I don’t know. I don’t want to know.

But I hear Patronage, ugly as it is, is pounding on the door this election, and we MUST keep it locked out.

We are NOT the 51st Ward of the City of Chicago, but there are those who would make it so. They would cut salaries of current Village employees, and then hire more, hire their friends, hire their family members, grow our government for their ends and make our taxpayers pay the bill.

I have heard it said that some candidates passing through Park Forest tell People of Color, "This is our time." Or words to that effect.

Long-time residents reject that rhetoric, and always have, in Park Forest.

Those new to Park Forest may think otherwise. Some have been steeped in "Chicago," where everyone fights for their own.

But Park Forest is not Chicago.

To People of Color, newly-arrived from Chicago, you should know that you are welcome.
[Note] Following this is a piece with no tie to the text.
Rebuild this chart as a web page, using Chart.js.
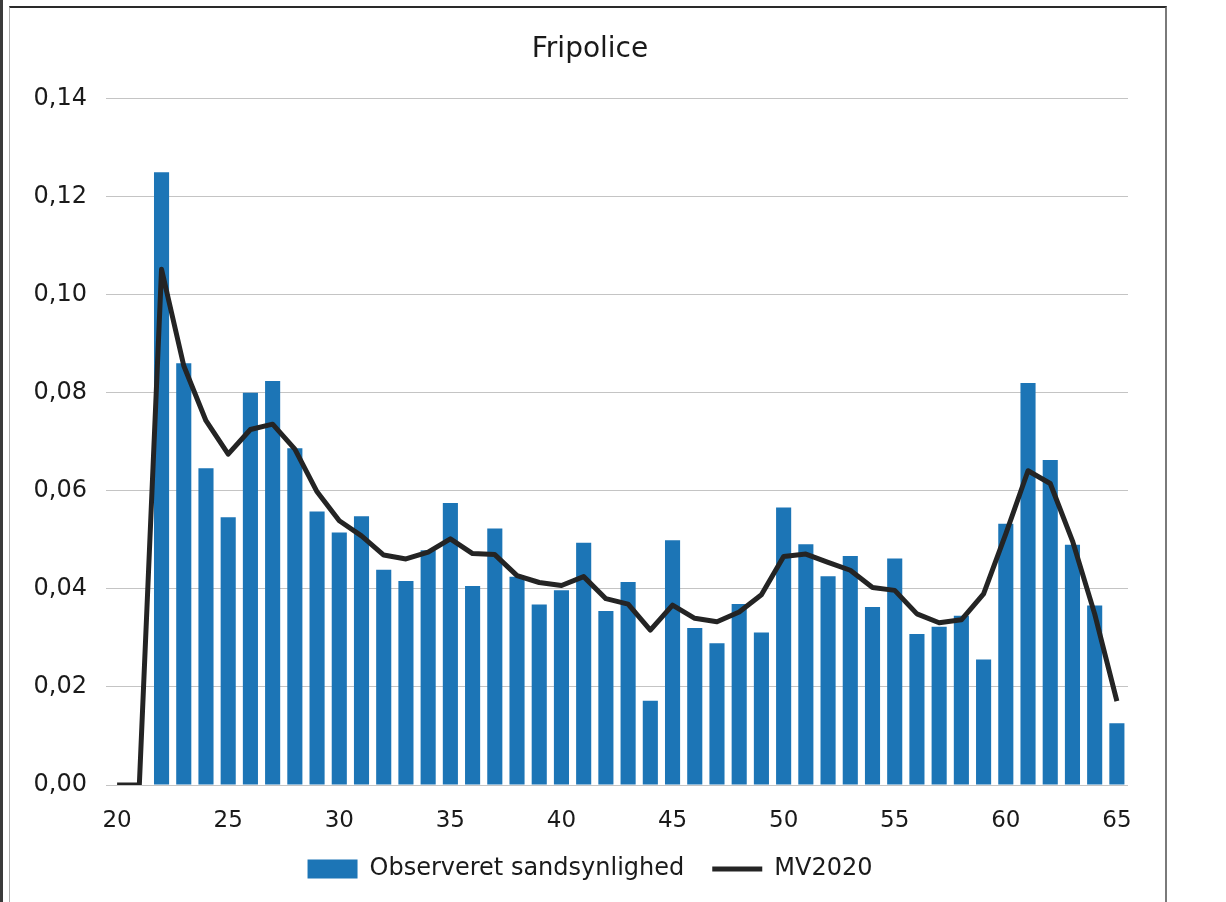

You are 100% welcome, and you have been welcome here from the late 1950s, actually, when Park Foresters decided they would be different, and welcome People of Color, no matter what anyone else in the United States thought.

Park Forest is not about "our time." The current election, and every election, is about "our town." Park Forest, Illinois.

If you have brown skin, black skin, white, yellow or red skin, you are welcome in Park Forest, and always have been.

If you have brown hair, black hair, gold, red, white hair or no hair, you are welcome in Park Forest, Illinois, and always have been.

Let’s lock the door on Patronage and send it packing back to Chicago.

This is Park Forest, Illinois. Our town.

Always has been.

No matter the color of your skin.

No matter anything at all.

The writer is a member of the Park Forest Village Board. He is running unopposed for the same seat in the April 5, 2011 Consolidated Election.